Cuando perdés el control

Cuando perdés el control

El control remoto es, como el celular, una extensión de la mano. Una espada, si quieren. Un elemento que nos da poder. Ayer se me perdió el poder: no tengo idea de dónde quedó. Literalmente, perdí el control.

 

TEXTOS. NÉSTOR FENOGLIO. [email protected]. DIBUJO. LUIS DLUGOSZEWSKI. [email protected].

Me figuro el control de la tele como una tortuga: se te puede perder ocasionalmente, pero anda por ahí. O expresado al revés, el viejo chiste del empleado hábil para esquivar el bulto que es como una “tortuga de jardín”: todo el mundo sabe que está, pero nadie sabe dónde. A veces, se te pierde el control remoto y es casi una tragedia. Aprendemos muchas cosas en la vida. Podemos manejar, hablar otros idiomas, manejar alta tecnología. Pero no sabemos resolver algo tan simple como adecuarnos rápido a la pérdida de algo habitual.

Si se corta la luz, estamos al horno; si se te pierde el control, también.

Lo primero que te pasa es que empezás a dar vueltas como un perro a punto de echarse. Das vueltas inútilmente, mientras “Dulce amor” o “Minuto para ganar” o “El ciudadano Kane” o el partido de fútbol entre Laferrere contra alguien -lo que sea: los gustos más disímiles tienen igual un punto en común y es que necesitan el control remoto- comienzan miserablemente sin vos.

La primera cuestión a dilucidar, sentado como estás en el sillón preferido, el que se encuentra frente al tele, es si el control está a las vueltas, a mano. Como ciegos, o como novios recientes, tanteamos alrededor, con la sospecha de que puede estar ahí nomás. Si no encontramos el control en esa primera búsqueda periférica, nos levantamos, acaso pensando que nos sentamos encima. Jodido tener tantos canales justo ahí abajo. Feo no darte cuenta que te sentaste arriba de la telenovela que te gusta, del partido de fútbol, de la película de Fellini...

Hasta ahí no insultás al control. Te parece que se trata de una travesura, que está jugando a la escondida, que se perdió por un instante, que se separó de su tutor. Pero conforme pasan los minutos, conforme empezás a dar vueltas los almohadones, conforme te arrojás no sin dificultad al piso (televisor y ejercicios no son compatibles), conforme y sobre todo disconforme no lo encontrás donde debería estar, empieza a generarse una suerte de bronca tanto contra el díscolo aparato como contra el o la inútil que lo usó último y que lo cambió de lugar.

La búsqueda se amplía y allí estamos ya en problemas, porque la casa es grande, el control es chico y los minutos y tu programa favorito siguen corriendo. El control de miércoles -porque ya empezás a tratarlo mal- no aparece por ningún lado.

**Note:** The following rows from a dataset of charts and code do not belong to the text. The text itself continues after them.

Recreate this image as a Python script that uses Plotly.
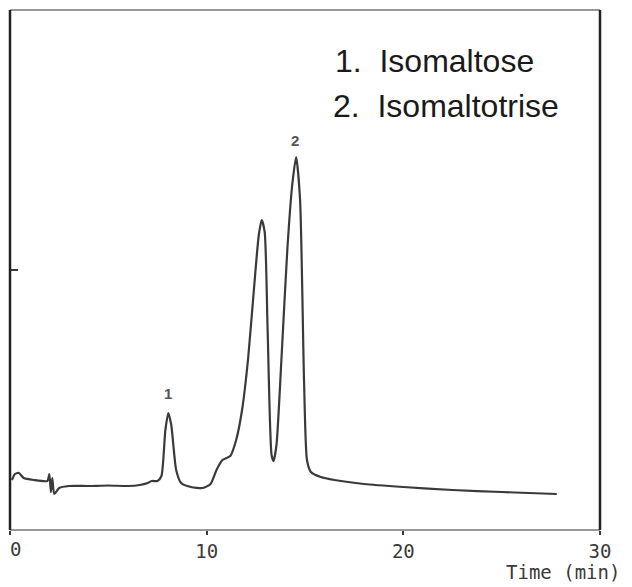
import plotly.graph_objects as go

# Chromatogram trace (time in min, detector response in arbitrary units)
time_min = [0.1, 0.25, 0.45, 0.7, 1.2, 1.9, 2.0, 2.08, 2.15, 2.25, 2.5, 3.0, 4.0, 5.0, 6.0,
            6.6, 7.0, 7.2, 7.5, 7.7, 7.9, 8.05, 8.2, 8.45, 8.7, 9.2, 9.8, 10.2, 10.5, 10.8,
            11.2, 11.5, 11.8, 12.1, 12.4, 12.65, 12.8, 12.95, 13.1, 13.3, 13.4, 13.55, 13.8,
            14.1, 14.35, 14.55, 14.75, 14.95, 15.1, 15.3, 15.8, 16.5, 18.0, 20.0, 22.5, 25.0, 27.8]
response = [50, 56, 57, 52, 50, 49, 56, 38, 52, 36, 42, 44, 44, 44.5, 44,
            45, 47, 49, 49, 54, 100, 117, 105, 60, 47, 43, 42, 46, 60, 70,
            74, 90, 120, 170, 240, 295, 310, 298, 200, 75, 69, 85, 170,
            280, 345, 373, 330, 150, 70, 58, 53, 50, 46, 43, 40, 38, 36]

peak_labels = ["1", "2"]
peak_times = [8.05, 14.5]
peak_label_y = [137, 390]

legend_lines = ["1.  Isomaltose", "2.  Isomaltotrise"]

x_ticks = [0, 10, 20, 30]
x_ticklabels = ["0", "10", "20", "30"]
x_title = "Time (min)"

ink = "#3a3a3a"

# page body adds an 8px offset; plot frame should land at x 10..600, y 10..530
OFF = 8
PL, PT, PW, PH = 10, 10, 590, 520

fig = go.Figure()
fig.add_trace(go.Scatter(x=time_min, y=response, mode="lines",
                         line=dict(color=ink, width=2.2, shape="spline", smoothing=0.6),
                         hoverinfo="x+y", showlegend=False))

for lab, t, yv in zip(peak_labels, peak_times, peak_label_y):
    fig.add_annotation(x=t, y=yv, text="<b>" + lab + "</b>", showarrow=False,
                       font=dict(family="Liberation Sans", size=15, color="#555555"))

legend_y_px = [61, 106]
legend_x_px = [333, 331]
for txt, ypx, xpx in zip(legend_lines, legend_y_px, legend_x_px):
    fig.add_annotation(xref="paper", yref="paper", x=(xpx - PL) / PW, y=(PT + PH - ypx) / PH,
                       text=txt, showarrow=False, xanchor="left", yanchor="middle",
                       font=dict(family="Liberation Sans", size=32, color="#1a1a1a"))

fig.add_annotation(xref="paper", yref="paper", x=(622 - PL) / PW, y=(PT + PH - 572) / PH,
                   text=x_title, showarrow=False, xanchor="right", yanchor="middle",
                   font=dict(family="DejaVu Sans Mono", size=19, color=ink))

# the first tick label sits at the very page edge; draw it left-anchored so it stays visible
tick_font = dict(family="DejaVu Sans Mono", size=19, color=ink)
fig.add_annotation(xref="paper", yref="paper", x=-(PL - OFF) / PW, y=(PT + PH - 549) / PH,
                   text=x_ticklabels[0], showarrow=False, xanchor="left", yanchor="middle",
                   font=tick_font)

# frame
fig.add_shape(type="line", xref="paper", yref="paper", x0=0, x1=1, y0=1, y1=1,
              line=dict(color="#777777", width=1.5))
fig.add_shape(type="line", xref="paper", yref="paper", x0=0, x1=1, y0=0, y1=0,
              line=dict(color="#777777", width=1.5))
fig.add_shape(type="line", xref="paper", yref="paper", x0=0, x1=0, y0=0, y1=1,
              line=dict(color="#222222", width=2.5))
fig.add_shape(type="line", xref="paper", yref="paper", x0=1, x1=1, y0=0, y1=1,
              line=dict(color="#222222", width=2.5))

W, H = 632 - OFF, 587 - OFF
fig.update_layout(
    width=W, height=H,
    margin=dict(l=PL - OFF, r=W - (PL - OFF) - PW, t=PT - OFF, b=H - (PT - OFF) - PH),
    paper_bgcolor="white", plot_bgcolor="white",
    xaxis=dict(range=[0, 30], tickvals=x_ticks,
               ticktext=[""] + x_ticklabels[1:], automargin=False,
               ticks="outside", ticklen=4, tickwidth=1.5, tickcolor=ink,
               showgrid=False, zeroline=False, showline=False,
               tickfont=tick_font),
    yaxis=dict(range=[0, 520], tickvals=[260], showticklabels=False, automargin=False,
               ticks="inside", ticklen=8, tickwidth=1.5, tickcolor=ink,
               showgrid=False, zeroline=False, showline=False),
)

fig.write_html("out.html")
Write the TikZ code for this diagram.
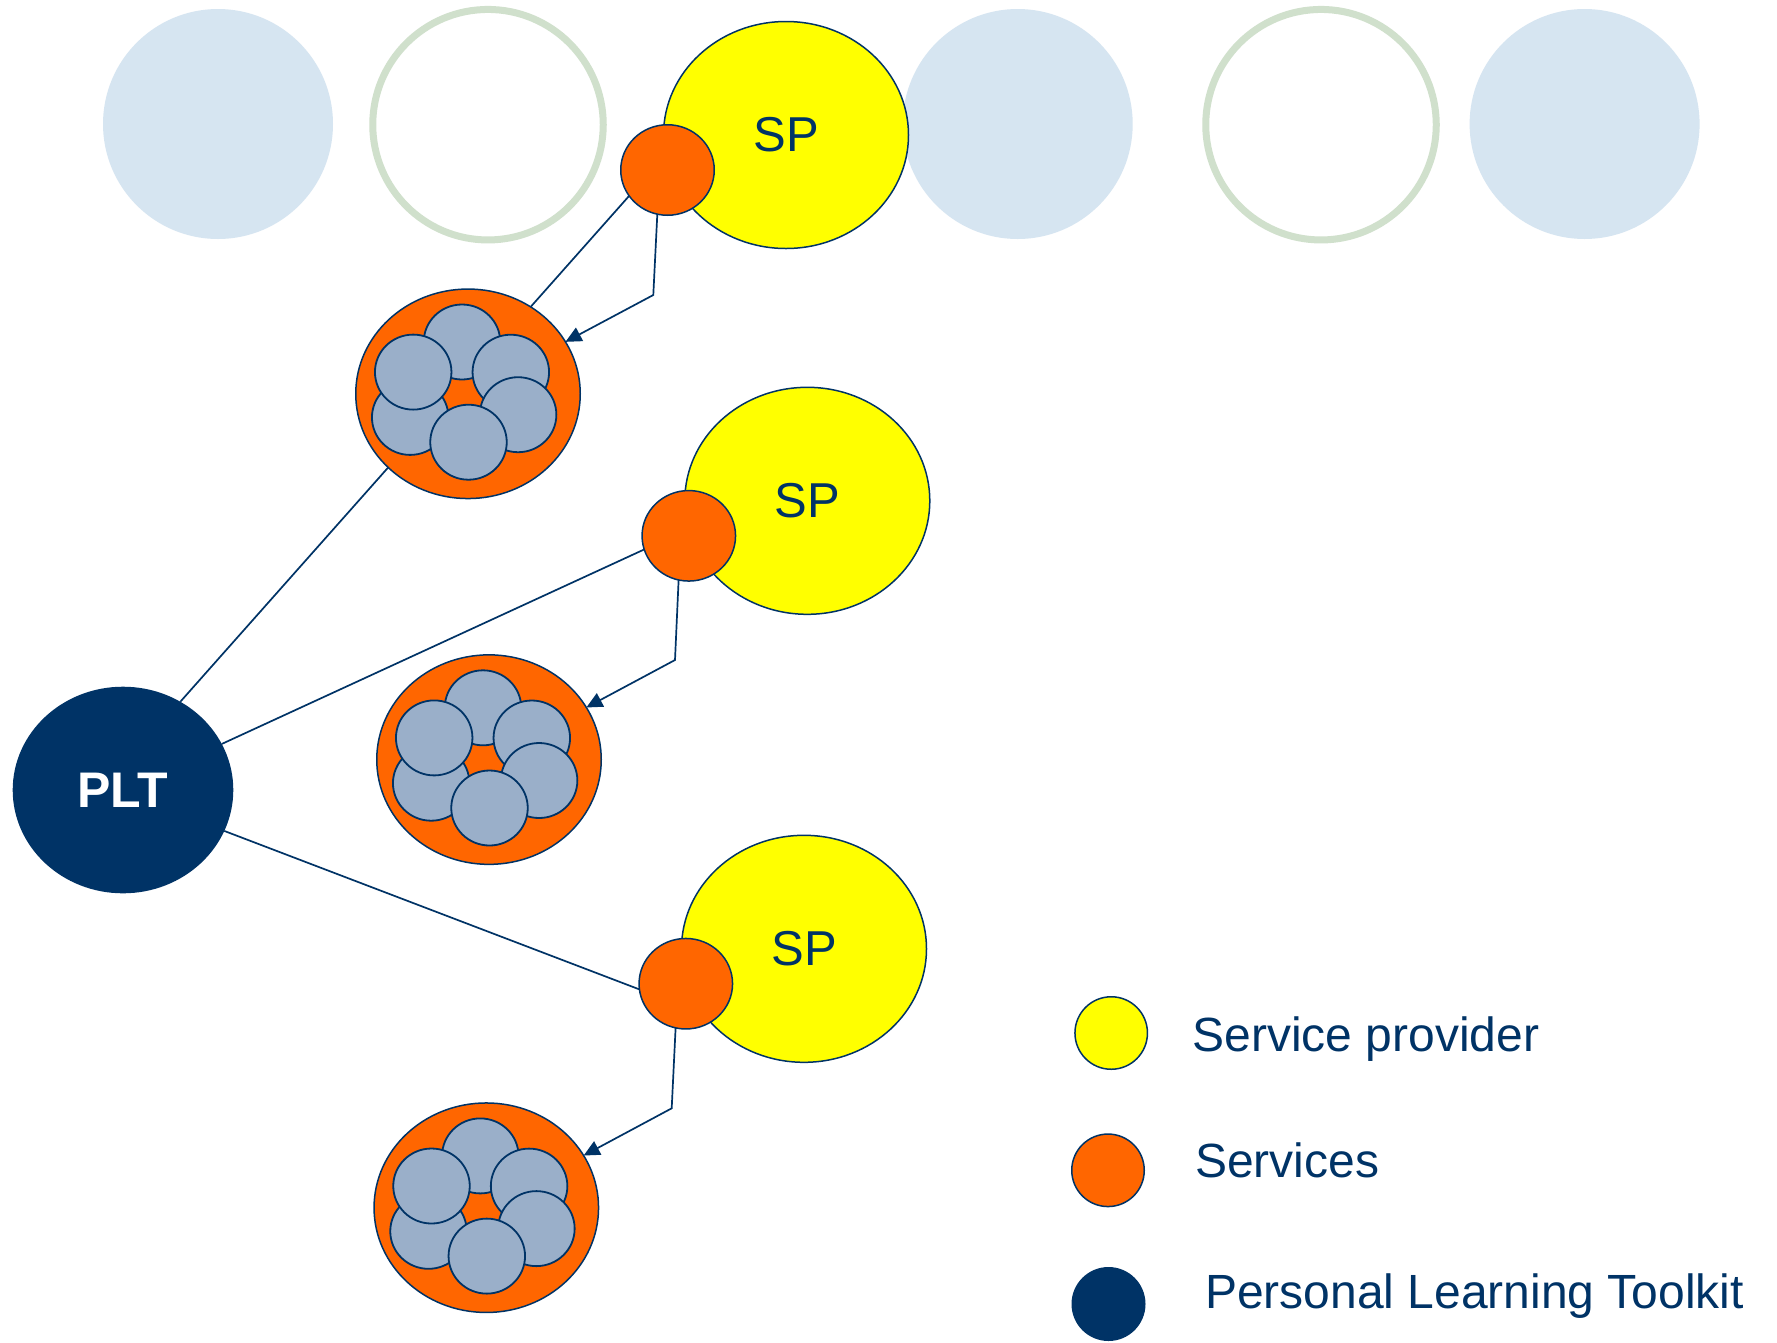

Uno empieza a descubrir tardíamente que el control bien podría tener un único lugar de colocación, qué se yo, en el apoyabrazos derecho del sillón, en la mesita misma del televisor, en un aplique en la pared -como el control del aire acondicionado- o en alguna parte visible y de fácil acceso. Pero no ha sucedido eso, definitivamente.

Te entra una especie de sudor frío. Vas hacia el televisor para intentar la opción manual. Pero ya estás tan acostumbrado al control, hace tanto que no mandás mano a los botones -unos botoncitos minúsculos que nunca tocamos desde que compramos el televisor nuevo-, que en realidad naufragás en el intento y volvés a las puteadas a buscar sistemáticamente al control y a las personas que pudieron utilizarlo.

La búsqueda es ya una causa si no nacional, por lo menos familiar. Hay reproches, búsquedas francamente ridículas -¿a quién se le ocurre que un control puede estar arriba de la heladera o al costado del inodoro?- pero el pescado sin vender, el poncho no aparece, y el tiempo sigue pasando, sigue pasando...

Al final, lo encontrás en algún lugar obvio. Podría decir muchas cosas al respecto pero una voz me dice que debo cortar acá con este tema, antes de que pierda definitivamente el control. Es una voz remota.